Mow, Pull, or Spray?
Unfortunately, poison hemlock has become too widespread for it to be eradicated from Ohio. However, infestations that present a clear and present danger to the public should be targeted for elimination.
Timing is everything! The graphic below shows the best and worst times to implement management tactics. However, it’s important to note that regardless of management strategies, poison hemlock infestations are not likely to be eliminated in a single season.
Mowing poison hemlock just after plants begin to bolt but before they bloom can be highly effective although mowers may pass over the low-growing first-year rosettes. However, equipment operators should approach mowing large poison hemlock infestations with caution (see “Cautionary Case Study” below). Equipment with unshrouded blades should not be used. PPE should be considered even if brush or flail mowers are shrouded.
Hand-pulling poison hemlock plants just after they bolt can be effective on small infestations. However, it’s strongly recommended that hands are protected with gloves, arms protected with long sleeves, and eyes protected with safety goggles. Plants should not be burned but disposed of using a method with limited exposure to animals and people.
Herbicides may be the safest option given the problematic nature of controlling poison hemlock by physical removal (see Case Study below). Fortunately, the non-native weed is susceptible to a wide range of selective and non-selective postemergent herbicides.
Non-selective herbicides with the active ingredients glyphosate (e.g., Roundup) or pelargonic acid (e.g., Scythe) are effective but can also eliminate plants that compete with poison hemlock.

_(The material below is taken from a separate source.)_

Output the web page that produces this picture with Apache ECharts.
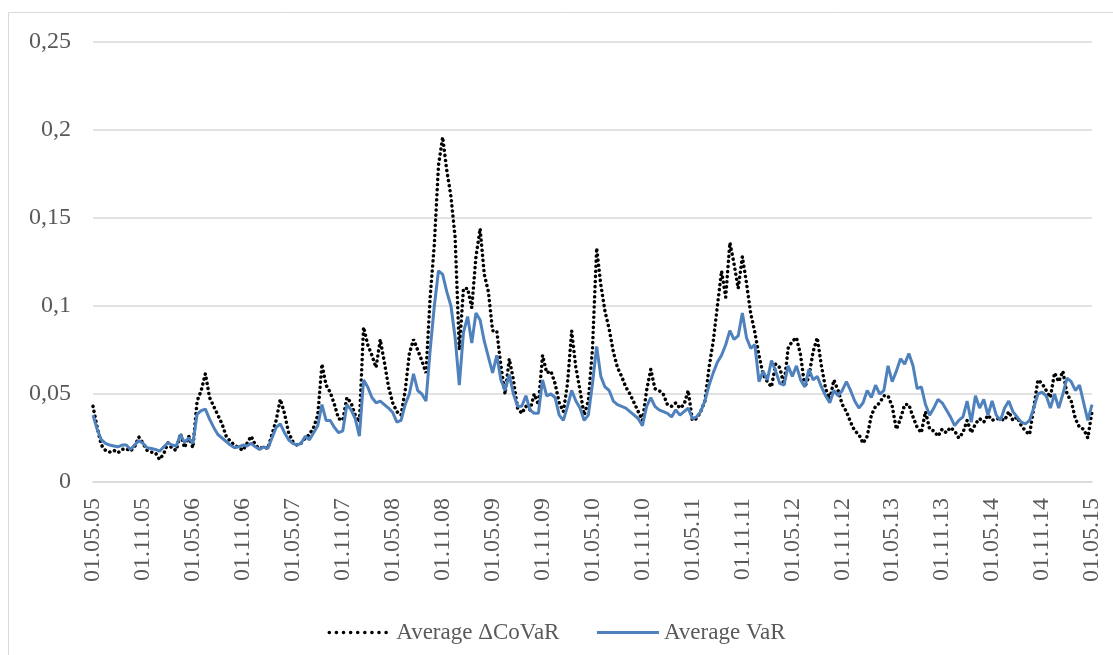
<!DOCTYPE html>
<html>
<head>
<meta charset="utf-8">
<script src="https://cdn.jsdelivr.net/npm/echarts@6/dist/echarts.min.js"></script>
<style>
  html, body { margin: 0; padding: 0; background: #ffffff; }
  #chart { width: 1113px; height: 655px; }
</style>
</head>
<body>
<div id="chart"></div>
<script>
// Half-yearly tick labels along the time axis (May 2005 – May 2015)
const xTickLabels = [
  '01.05.05', '01.11.05', '01.05.06', '01.11.06', '01.05.07', '01.11.07',
  '01.05.08', '01.11.08', '01.05.09', '01.11.09', '01.05.10', '01.11.10',
  '01.05.11', '01.11.11', '01.05.12', '01.11.12', '01.05.13', '01.11.13',
  '01.05.14', '01.11.14', '01.05.15'
];
const yTickLabels = ['0', '0,05', '0,1', '0,15', '0,2', '0,25'];

// Observations per half-year (roughly semi-monthly)
const STEPS_PER_HALF_YEAR = 12;

const seriesNames = ['Average \u0394CoVaR', 'Average VaR'];

// Average ΔCoVaR, one row per half-year
const covarAvg = [
  .043,.031,.021,.018,.017,.018,.0166,.0185,.019,.0175,.020,.0256,
  .022,.018,.017,.0166,.0128,.016,.0223,.019,.018,.0275,.0195,.026,
  .0195,.046,.052,.0615,.048,.043,.038,.033,.026,.023,.021,.0195,
  .018,.022,.026,.021,.019,.020,.019,.027,.035,.047,.039,.028,
  .023,.021,.022,.025,.027,.031,.038,.067,.055,.051,.044,.036,
  .035,.048,.045,.038,.034,.088,.078,.072,.065,.081,.068,.054,
  .045,.040,.038,.052,.073,.081,.075,.069,.062,.105,.135,.180,
  .196,.177,.162,.139,.075,.110,.110,.099,.128,.144,.118,.108,
  .086,.086,.066,.050,.070,.058,.042,.039,.043,.041,.050,.044,
  .072,.062,.063,.056,.045,.040,.056,.086,.065,.052,.038,.046,
  .076,.133,.112,.097,.087,.074,.065,.060,.054,.050,.045,.040,
  .035,.052,.064,.053,.052,.050,.044,.043,.045,.042,.044,.052,
  .035,.036,.040,.046,.065,.080,.100,.120,.105,.136,.124,.110,
  .128,.113,.096,.085,.072,.061,.057,.054,.067,.065,.055,.076,
  .080,.082,.072,.054,.060,.074,.082,.066,.053,.047,.058,.052,
  .044,.040,.034,.029,.027,.022,.026,.038,.043,.045,.049,.049,
  .043,.030,.036,.044,.044,.037,.031,.028,.040,.030,.029,.026,
  .030,.028,.031,.029,.025,.028,.035,.028,.033,.036,.034,.038,
  .035,.036,.036,.035,.040,.035,.037,.032,.029,.027,.042,.058,
  .056,.052,.048,.062,.057,.063,.050,.046,.036,.031,.030,.025,
  .040
];

// Average VaR, one row per half-year
const varAvg = [
  .038,.030,.024,.022,.021,.0205,.020,.021,.021,.0185,.021,.0235,
  .022,.0195,.019,.0185,.0175,.020,.0223,.021,.0205,.027,.0225,.025,
  .022,.0385,.0405,.0414,.0357,.031,.027,.025,.023,.021,.0195,.020,
  .021,.0205,.022,.020,.0185,.020,.019,.025,.031,.033,.028,.024,
  .022,.021,.022,.026,.024,.028,.032,.044,.035,.035,.031,.028,
  .029,.044,.041,.036,.026,.058,.054,.048,.045,.046,.044,.042,
  .0395,.034,.035,.044,.050,.0615,.052,.050,.046,.075,.100,.120,
  .118,.108,.100,.082,.055,.085,.094,.079,.096,.092,.080,.071,
  .062,.072,.058,.052,.061,.050,.043,.043,.049,.041,.039,.039,
  .058,.049,.050,.048,.038,.035,.043,.052,.046,.042,.035,.038,
  .056,.077,.060,.054,.052,.046,.044,.043,.042,.040,.038,.036,
  .032,.043,.048,.043,.041,.040,.039,.037,.041,.038,.040,.042,
  .036,.037,.040,.046,.055,.062,.068,.072,.078,.086,.081,.083,
  .096,.082,.076,.078,.057,.063,.058,.069,.063,.056,.055,.066,
  .060,.066,.058,.054,.064,.058,.060,.054,.049,.045,.052,.049,
  .052,.057,.052,.046,.042,.045,.052,.048,.055,.050,.052,.066,
  .057,.063,.070,.067,.073,.066,.053,.054,.044,.038,.042,.047,
  .045,.041,.037,.032,.035,.037,.046,.034,.049,.042,.047,.038,
  .046,.038,.035,.042,.046,.040,.037,.034,.033,.035,.042,.050,
  .051,.049,.042,.050,.042,.050,.059,.057,.052,.055,.045,.035,
  .044
];

const FONT = '"Liberation Serif", "Times New Roman", serif';
const TEXT_COLOR = '#595959';
const GRID_COLOR = '#d9d9d9';

const toPoints = arr => arr.map((v, i) => [i, v]);
const lastStep = (xTickLabels.length - 1) * STEPS_PER_HALF_YEAR;

const chart = echarts.init(document.getElementById('chart'), null, { renderer: 'canvas' });

chart.setOption({
  animation: false,
  backgroundColor: '#ffffff',
  textStyle: { fontFamily: FONT },
  graphic: [{
    type: 'rect',
    shape: { x: 8.5, y: 12.5, width: 1200, height: 800 },
    style: { fill: 'none', stroke: GRID_COLOR, lineWidth: 1 },
    silent: true,
    z: -1
  }],
  grid: { left: 93, right: 21, top: 42, bottom: 173, containLabel: false },
  xAxis: {
    type: 'value',
    min: 0,
    max: lastStep,
    interval: STEPS_PER_HALF_YEAR,
    axisLine: { show: true, lineStyle: { color: GRID_COLOR, width: 1.5 } },
    axisTick: { show: false },
    splitLine: { show: false },
    axisLabel: {
      rotate: 90,
      margin: 16,
      color: TEXT_COLOR,
      fontFamily: FONT,
      fontSize: 24,
      formatter: v => xTickLabels[Math.round(v / STEPS_PER_HALF_YEAR)]
    }
  },
  yAxis: {
    type: 'value',
    min: 0,
    max: 0.25,
    interval: 0.05,
    axisLine: { show: false },
    axisTick: { show: false },
    splitLine: { lineStyle: { color: GRID_COLOR, width: 1.5 } },
    axisLabel: {
      margin: 22,
      color: TEXT_COLOR,
      fontFamily: FONT,
      fontSize: 24,
      formatter: v => yTickLabels[Math.round(v / 0.05)]
    }
  },
  legend: {
    left: 'center',
    top: 616,
    itemWidth: 62,
    itemHeight: 14,
    itemGap: 36,
    itemStyle: { opacity: 0 },
    textStyle: { color: TEXT_COLOR, fontFamily: FONT, fontSize: 23 },
    data: [
      { name: seriesNames[0], lineStyle: { width: 3.5, type: [0.1, 7], cap: 'round' } },
      { name: seriesNames[1], lineStyle: { width: 3 } }
    ]
  },
  series: [
    {
      name: seriesNames[0],
      type: 'line',
      data: toPoints(covarAvg),
      symbol: 'none',
      lineStyle: { color: '#000000', width: 3.5, type: [0.1, 5], cap: 'round' },
      itemStyle: { color: '#000000' },
      z: 2
    },
    {
      name: seriesNames[1],
      type: 'line',
      data: toPoints(varAvg),
      symbol: 'none',
      lineStyle: { color: '#4f81bd', width: 3 },
      itemStyle: { color: '#4f81bd' },
      z: 3
    }
  ]
});
</script>
</body>
</html>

Herbicidal openings produced by non-selective herbicides provide perfect opportunities for poison hemlock to spring forth from previously deposited seed. Thus, it's important to have a plan for establishing competitive plants such as over-seeding with grasses (family Poaceae).
Grasses are effective competitors against poison hemlock and a range of selective post-emergent herbicides can be used that will preserve grasses but kill the poison hemlock. These include clopyralid (e.g., Transline), metsulfuron (e.g., Escort XP), triclopyr (e.g., Triclopyr 4), and products that contain a combination of 2,4-D, dicamba, mecoprop, and dichlorprop.
Of course, as with using any pesticide, it’s important to closely read and follow label directions. Some post-emergent herbicides can seriously damage trees if applied over the root zone.
A CAUTIONARY CASE STUDY: Beware of Aerosolized Sap. A story titled, “Hiding in Plain Sight” published in the “Life + Health” section of Good Housekeeping (April 2022, pgs. 21-25) described a disastrous encounter with poison hemlock in 2021 in southwest Ohio. A landowner was using an electric chainsaw to cut down large weeds with thick stems on his property. He didn't know what kind of weeds he was cutting, but the stems defied string trimming.
The landowner began to feel ill and was having trouble breathing. He was taken to a hospital emergency room where he tested negative for COVID-19. His symptoms worsened, so he was admitted to the hospital. Various diagnoses were considered and eliminated by his physicians including pneumonia.
Poison hemlock exposure was not considered because the landowner was not familiar with the dangerous plant and the health risks it presented. He had just been “cutting down weeds.” The link to his symptoms was eventually made when his daughter showed him images of poison hemlock and he identified it as the weed he was cutting down. He spent 109 days in the hospital ultimately needing heart surgery.
The plight of the landowner is not proof-positive he had inhaled poison hemlock sap that had been aerosolized by the chainsaw. The toxins may have found their way into his system via another route. However, his physicians believe the mode of entry was through inhalation based on the symptoms and the damage to the landowner’s lungs. Regardless, it’s a cautionary tale that should be considered while weighing management options.